Janet Jacobson, a third-grade teacher, always greets John, her husband of 19 years, with a fuss. “I drop what I’m doing (usually making dinner) and come to the door to greet him,” said the Redmond mom of four. She also calls him at work every day during her 15-minute class break. “We have the best conversations on the phone,” she said. “I look forward to it, because I have his undivided attention.”
Time Together:
Finding time for each other can be challenging for parents, who sometimes sacrifice romance to the demands of children and busy schedules.
“Most couples at our workshops tell us they can’t find any time to be together,” said David Arp, who co-authored Love Life for Parents: How to Have Kids and a Sex Life Too” with his wife. “And when they do have time, they have no energy and no interest.” Parents today “really take their parenting role seriously, often at the expense of their own relationship,” David Arp said. “It’s always, ‘Next month we’ll have time for us.’ But it never quite happens.”
Often, parents who work outside the home feel guilty about leaving their children and let them stay up late in the evening so they have more family time but less alone time.
In the end, though, keeping their marriage strong is the best thing parents can do for their kids, said Pamela Jordan, a University of Washington School of Nursing professor and co-author of “Becoming Parents: How to Strengthen Your Marriage as Your Family Grows.” “Marriage forms the foundation of a family, so parents need to make sure it’s a nice, firm foundation,” Jordan said. “If parents are angry and resentful toward each other, that’s not a happy emotional environment for children to grow in.
“Parents let the ‘goodies’ the fun, friendship and intimacy that brought them together in the 1st place fall by the wayside,” Jordan said. “Life gets very hectic, and children and work clamor for attention.
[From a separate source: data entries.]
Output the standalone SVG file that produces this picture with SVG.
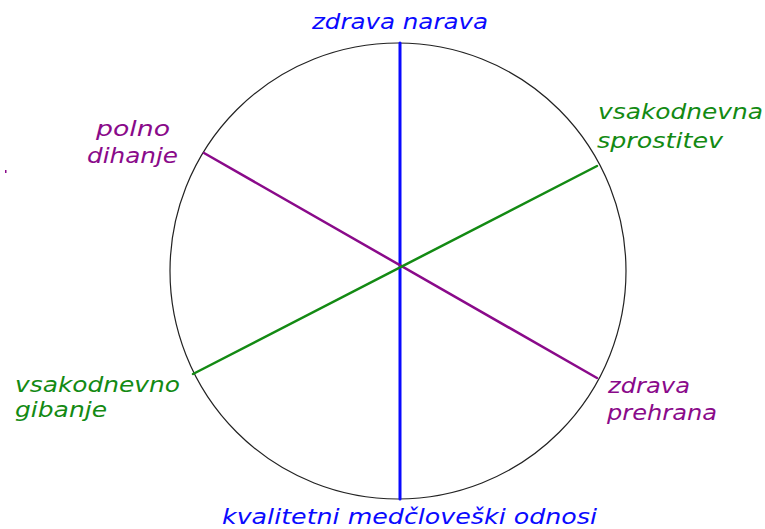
<svg xmlns="http://www.w3.org/2000/svg" width="765" height="529" viewBox="0 0 765 529">
<style>
text{font-family:"DejaVu Sans","Verdana",sans-serif;font-style:italic;font-size:21px}
.b{fill:#0a0aff}.p{fill:#8a0a8a}.g{fill:#138a13}
</style>
<rect width="765" height="529" fill="#fff"/>
<g id="circle"><circle cx="398" cy="271" r="228" fill="none" stroke="#222" stroke-width="1.2"/></g>
<g id="connectors" stroke-linecap="round">
<line x1="400" y1="43" x2="400" y2="499" stroke="#0a0aff" stroke-width="3"/>
<line x1="204" y1="153" x2="597" y2="378" stroke="#8a0a8a" stroke-width="2.5"/>
<line x1="193" y1="374" x2="597" y2="166" stroke="#138a13" stroke-width="2.5"/>
</g>
<g id="n-top"><text class="b" x="312" y="29" textLength="176" lengthAdjust="spacingAndGlyphs">zdrava narava</text></g>
<g id="n-bottom"><text class="b" x="222" y="524" textLength="375" lengthAdjust="spacingAndGlyphs">kvalitetni medčloveški odnosi</text></g>
<g id="n-tl"><text class="p" x="96" y="136" textLength="74" lengthAdjust="spacingAndGlyphs">polno</text><text class="p" x="87" y="163" textLength="91" lengthAdjust="spacingAndGlyphs">dihanje</text></g>
<g id="n-tr"><text class="g" x="598" y="119" textLength="165" lengthAdjust="spacingAndGlyphs">vsakodnevna</text><text class="g" x="597" y="148" textLength="126" lengthAdjust="spacingAndGlyphs">sprostitev</text></g>
<g id="n-bl"><text class="g" x="15" y="392" textLength="165" lengthAdjust="spacingAndGlyphs">vsakodnevno</text><text class="g" x="15" y="417" textLength="92" lengthAdjust="spacingAndGlyphs">gibanje</text></g>
<g id="n-br"><text class="p" x="608" y="393" textLength="82" lengthAdjust="spacingAndGlyphs">zdrava</text><text class="p" x="607" y="420" textLength="110" lengthAdjust="spacingAndGlyphs">prehrana</text></g>
<rect x="5" y="170" width="1.5" height="3" fill="#8a0a8a"/>
</svg>
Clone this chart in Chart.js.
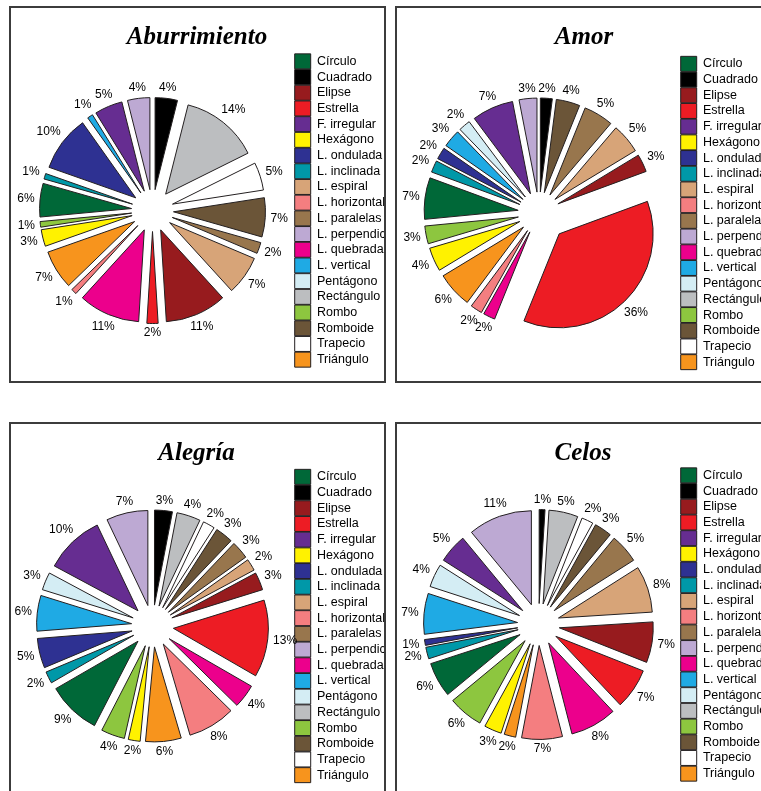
<!DOCTYPE html>
<html>
<head>
<meta charset="utf-8">
<script src="https://cdn.jsdelivr.net/npm/chart.js@4"></script>
<style>
  html, body { margin: 0; padding: 0; background: #fff; }
  body { width: 761px; height: 791px; overflow: hidden; position: relative; }
  .panel { position: absolute; box-sizing: border-box; width: 377px; height: 377px;
           border: 2px solid #3c3c3c; overflow: hidden; background: #fff; }
  .panel canvas { display: block; }
</style>
</head>
<body>
<div class="panel" style="left:9px;top:6px"><canvas id="c1" width="373" height="373"></canvas></div>
<div class="panel" style="left:395px;top:6px"><canvas id="c2" width="373" height="373"></canvas></div>
<div class="panel" style="left:9px;top:422px"><canvas id="c3" width="373" height="373"></canvas></div>
<div class="panel" style="left:395px;top:422px"><canvas id="c4" width="373" height="373"></canvas></div>
<script>
// Slice order around each pie (clockwise from 12 o'clock)
const categories = ['Cuadrado', 'Rectángulo', 'Trapecio', 'Romboide', 'L. paralelas', 'L. espiral',
  'Elipse', 'Estrella', 'L. quebrada', 'L. horizontal', 'Triángulo', 'Hexágono', 'Rombo',
  'Círculo', 'L. inclinada', 'L. ondulada', 'L. vertical', 'Pentágono', 'F. irregular', 'L. perpendic'];

// Legend order (alphabetical)
const legendOrder = ['Círculo', 'Cuadrado', 'Elipse', 'Estrella', 'F. irregular', 'Hexágono',
  'L. ondulada', 'L. inclinada', 'L. espiral', 'L. horizontal', 'L. paralelas', 'L. perpendic',
  'L. quebrada', 'L. vertical', 'Pentágono', 'Rectángulo', 'Rombo', 'Romboide', 'Trapecio', 'Triángulo'];

// Percentages per emotion, in slice order
const aburrimiento = [4, 14, 5, 7, 2, 7, 11, 2, 11, 1, 7, 3, 1, 6, 1, 10, 1, 0, 5, 4];
const amor         = [2, 0, 0, 4, 5, 5, 3, 36, 2, 2, 6, 4, 3, 7, 2, 2, 3, 2, 7, 3];
const alegria      = [3, 4, 2, 3, 3, 2, 3, 13, 4, 8, 6, 2, 4, 9, 2, 5, 6, 3, 10, 7];
const celos        = [1, 5, 2, 3, 5, 8, 7, 7, 8, 7, 2, 3, 6, 6, 2, 1, 7, 4, 5, 11];

const titles = ['Aburrimiento', 'Amor', 'Alegría', 'Celos'];

// Fill colour for each category
const palette = {
  'Círculo': '#006838', 'Cuadrado': '#000000', 'Elipse': '#971B1E', 'Estrella': '#ED1C24',
  'F. irregular': '#662D91', 'Hexágono': '#FFF200', 'L. ondulada': '#2E3192', 'L. inclinada': '#0098A8',
  'L. espiral': '#D7A478', 'L. horizontal': '#F47E80', 'L. paralelas': '#98764D', 'L. perpendic': '#BDA9D3',
  'L. quebrada': '#EC008C', 'L. vertical': '#1FAAE4', 'Pentágono': '#D4EDF4', 'Rectángulo': '#BCBEC0',
  'Rombo': '#8DC63F', 'Romboide': '#6B5538', 'Trapecio': '#FFFFFF', 'Triángulo': '#F7941D'
};

const FONT = "'Liberation Sans', Arial, sans-serif";

// Pulls every slice away from the centre along its mid angle
const explodePlugin = {
  id: 'explode',
  afterDatasetUpdate(chart, args, opts) {
    const labels = chart.data.labels;
    args.meta.data.forEach((arc, i) => {
      const extra = (opts.extra && opts.extra[labels[i]]) || 0;
      const d = (opts.distance || 0) + extra;
      const mid = (arc.startAngle + arc.endAngle) / 2;
      arc.x += d * Math.cos(mid);
      arc.y += d * Math.sin(mid);
    });
  }
};

// Percentage label just outside each slice
const sliceLabelPlugin = {
  id: 'sliceLabels',
  afterDatasetsDraw(chart, args, opts) {
    const ctx = chart.ctx;
    const meta = chart.getDatasetMeta(0);
    const values = chart.data.datasets[0].data;
    ctx.save();
    ctx.font = `${opts.size || 12}px ${FONT}`;
    ctx.fillStyle = '#000';
    ctx.textAlign = 'center';
    ctx.textBaseline = 'middle';
    const h = (opts.size || 12) * 0.72;
    meta.data.forEach((arc, i) => {
      const v = values[i];
      if (!v) return;
      const text = v + '%';
      const w = ctx.measureText(text).width;
      const mid = (arc.startAngle + arc.endAngle) / 2;
      const c = Math.cos(mid), s = Math.sin(mid);
      const d = arc.outerRadius + (opts.gap || 5) + Math.abs(c) * w / 2 + Math.abs(s) * h / 2;
      ctx.fillText(text, arc.x + d * c, arc.y + d * s);
    });
    ctx.restore();
  }
};

Chart.defaults.color = '#000';
Chart.defaults.font.family = FONT;

function makePie(canvasId, title, values, radius, layoutPad, extra) {
  return new Chart(document.getElementById(canvasId), {
    type: 'pie',
    data: {
      labels: categories,
      datasets: [{
        data: values,
        backgroundColor: categories.map(c => palette[c]),
        borderColor: '#231F20',
        borderWidth: 1,
        radius: radius
      }]
    },
    options: {
      responsive: false,
      animation: false,
      events: [],
      layout: { padding: layoutPad },
      plugins: {
        title: {
          display: true,
          text: title,
          color: '#000',
          font: { family: "'Liberation Serif', 'Times New Roman', serif", size: 25, weight: 'bold', style: 'italic', lineHeight: 1 },
          padding: { top: 17, bottom: 0 }
        },
        legend: {
          position: 'right',
          fullSize: false,
          maxWidth: 90,
          labels: {
            boxWidth: 16,
            boxHeight: 15,
            padding: 0.7,
            color: '#000',
            font: { family: FONT, size: 12.5 },
            sort: (a, b) => legendOrder.indexOf(a.text) - legendOrder.indexOf(b.text)
          }
        },
        tooltip: { enabled: false },
        explode: { distance: 21, extra: extra || {} },
        sliceLabels: { size: 12, gap: 5 }
      }
    },
    plugins: [explodePlugin, sliceLabelPlugin]
  });
}

makePie('c1', titles[0], aburrimiento, 92, { left: -1, right: 0, top: 0, bottom: 10 });
makePie('c2', titles[1], amor, 94, { left: 1, right: 0, top: 0, bottom: 5 }, { 'Estrella': 8 });
makePie('c3', titles[2], alegria, 95, { left: -2, right: 0, top: 0, bottom: 11 });
makePie('c4', titles[3], celos, 94, { left: -1, right: 0, top: 0, bottom: 14 });
</script>
</body>
</html>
A relationship doesn’t until it’s in bad shape.”
For many new parents, the sudden switch from “all-us” time to “all-baby” time is difficult, Parrot said. “You trade in your couple relationship for a family-centered relationship,” she noted. While for most it’s a positive trade, parents might mourn the loss of their close coupledom.
Parents of young children often put off their relationship at first, figuring it will get easier to be together when children are older and more independent. In fact, older children come with their own demands. They need help with homework and various car pools; teens stay up late and require a lot of emotional support for various crises.
Date Night:
Postponing romance until kids leave the house shouldn’t be an option. Romance when kids are around is tepid, at best. So parents always end up with the well-worn favorite: date night. “When parents schedule time together regularly, they’re amazed at how different their lives look afterward,” said Jordan. “They’re much less angry with each other. It really makes a difference.”
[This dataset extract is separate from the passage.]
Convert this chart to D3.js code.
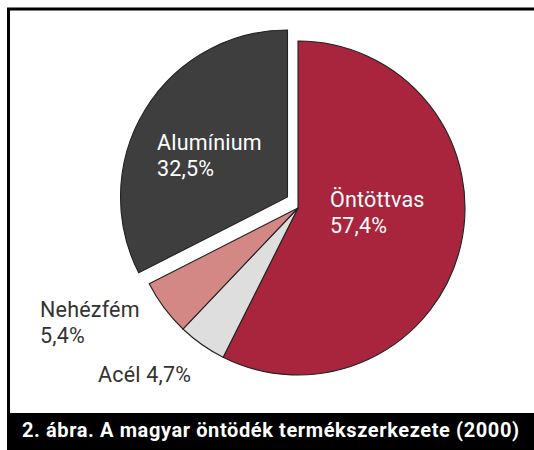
<!DOCTYPE html>
<html>
<head>
<meta charset="utf-8">
<script src="https://cdn.jsdelivr.net/npm/d3@7"></script>
<style>
  body { margin: 0; background: #fff; }
  svg { display: block; }
  .lbl { font-family: Roboto, "Noto Sans", sans-serif; font-size: 21.5px; letter-spacing: 0.2px; }
  .caption { font-family: Roboto, "Noto Sans", sans-serif; font-size: 20px; font-weight: bold; fill: #fff; }
</style>
</head>
<body>
<div class="chart"></div>
<script>
// data
const categories = ["Öntöttvas", "Acél", "Nehézfém", "Alumínium"];
const shares = [57.4, 4.7, 5.4, 32.5];
const colors = ["#a8253d", "#dedede", "#d38886", "#3e3e3e"];
const title = "2. ábra. A magyar öntödék termékszerkezete (2000)";

// layout
const W = 534, H = 450;
const cx = 298, cy = 208, radius = 167;
const explode = [0, 0, 0, 1];
const explodeOffset = [-10.5, -11];
// label placement: x, first baseline, single line or two
const labelPos = [
  {x: 330, y: 207, inline: false, fill: "#fff"},
  {x: 98,  y: 382, inline: true,  fill: "#333"},
  {x: 40,  y: 317, inline: false, fill: "#333"},
  {x: 157, y: 150, inline: false, fill: "#fff"},
];
const lineH = 25.5;

const huLocale = d3.formatLocale({decimal: ",", thousands: " ", grouping: [3], currency: ["", " Ft"]});
const fmt = huLocale.format(".1f");

const svg = d3.select(".chart").append("svg")
  .attr("width", W)
  .attr("height", H);

// frame
svg.append("rect")
  .attr("x", 8.5).attr("y", 9)
  .attr("width", W + 10).attr("height", H)
  .attr("fill", "none")
  .attr("stroke", "#000")
  .attr("stroke-width", 3);

const pie = d3.pie().sort(null).value(d => d)(shares);
const arc = d3.arc().innerRadius(0).outerRadius(radius);

const g = svg.append("g").attr("transform", `translate(${cx},${cy})`);

g.selectAll("path")
  .data(pie)
  .join("path")
  .attr("d", arc)
  .attr("transform", (d, i) => explode[i] ? `translate(${explodeOffset[0]},${explodeOffset[1]})` : null)
  .attr("fill", (d, i) => colors[i])
  .attr("stroke", "#222")
  .attr("stroke-width", 1.1);

// labels
categories.forEach((name, i) => {
  const p = labelPos[i];
  const t = svg.append("text")
    .attr("class", "lbl")
    .attr("fill", p.fill);
  if (p.inline) {
    t.attr("x", p.x).attr("y", p.y).text(`${name} ${fmt(shares[i])}%`);
  } else {
    t.append("tspan").attr("x", p.x).attr("y", p.y).text(name);
    t.append("tspan").attr("x", p.x).attr("y", p.y + lineH).text(`${fmt(shares[i])}%`);
  }
});

// caption bar
svg.append("rect")
  .attr("x", 8).attr("y", 413)
  .attr("width", W - 8).attr("height", H - 413)
  .attr("fill", "#000");

svg.append("text")
  .attr("class", "caption")
  .attr("x", 22).attr("y", 437)
  .attr("textLength", 497)
  .attr("lengthAdjust", "spacing")
  .text(title);
</script>
</body>
</html>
Jacobson says it’s her husband who insists on dates, which they try to do weekly but end up doing every other or every third week. ” It’s easy to let weeks and weeks go by without connecting with one another,” she admitted. “I’ll do things I need to do around here instead of going out physically from the house.”
The Jacobson’s go out to dinner or get dessert so they can talk instead of seeing a movie. Sometimes they walk or sit by the lake. A different setting helps you focus on your partner —”Oh right, that’s why I married you” —rather than the mundane details of the day,” said Jacobson, whose children range in age from 10 to 17.
If parents don’t make an effort to stay connected in small ways, however, the slights and problems build up and they end up fighting during their precious alone time. “Separate the business of the relationship from the pleasure of the relationship,” Jordan advised. “Otherwise, the first time you’re away from the kids, you’ll end up in an argument about an item from the checkbook.”
Understanding the three facets of love passion, intimacy and commitment can help parents understand what might be missing from their relationship. Then they can spend their date time filling that need, Parrott said. She and her husband rate their love life on a scale of 1 to 10 using each of the 3 factors. “Many times, my passion is a 2,” said Parrott, who has a 4-year-old son. “Parents have lots of opportunities for passion to be doused.”
In that case, she said, seeing a movie is probably not going to be a fulfilling date. “We don’t have time as parents to be sloppy in keeping love alive,” she said.
“You see so many marriages crumbling,” Jacobson said. “You have to be proactive and take care of your marriage. It’s not something that’s just going to happen.”
Having friendship as the basis for their relationship helps them communicate quickly about important things without wasting time fighting, Jacobson said. “It hasn’t always been perfect,” she said. “But no matter how many years go by, our relationship feels quite fresh. One of the secrets of staying in love is falling in love over and over. You can learn the same things about a person, but on deeper and deeper levels.”
Tips for Adding Romance to Your Marriage:
• Write a love letter and mail it to your home address.
• If you keep television and videos as a treat, it will probably buy you at least 30 minutes of uninterrupted time.
• For a stay-at-home parent, the most romantic gesture might not be time together, but time alone. “Keep the kids and let her get out of the house and away from the kids,” said Claudia Arp.
• Surprise your mate. Some suggestions: Bring home flowers for no reason other than “I love you”; stick a love note in her lunch; “kidnap” him from work for an impromptu lunch date; leave a romantic message on the answering machine; make a tape of love songs to play during the commute.
• If you have teens, plan Saturday-morning dates when they sleep in.
• Keep your bedroom private. Don’t make it the family gathering spot or a part-time office. Add a lock and use it.
• Schedule romantic activities. “If you wait for spontaneity, you’re going to wait a long time if you’ve got kids,” said Claudia Arp. A set time gives parents something to look forward to.
• Make sure children go to bed at a decent hour so you have time together alone.
• A date doesn’t have to be dinner and a movie. “A date can be anything where you can concentrate on each other,” said Claudia Arp.
• Some free-date ideas: Go for a hike or bike ride; garden or cook together; share a hobby; look at the stars after kids are in bed.
• Share an activity. When parents are queried about what they crave in their relationship, women say they miss conversation and men say they regret not doing things together, said Leslie Parrot. But that can be a win-win situation: Women often find that when they do something active with their husband, they chat the whole time so everyone is happy.
• If you can’t find a sitter, order take-out for a candlelit dinner or make a special dessert for an in-home date. Do it after children go to bed or enlist kids as servers.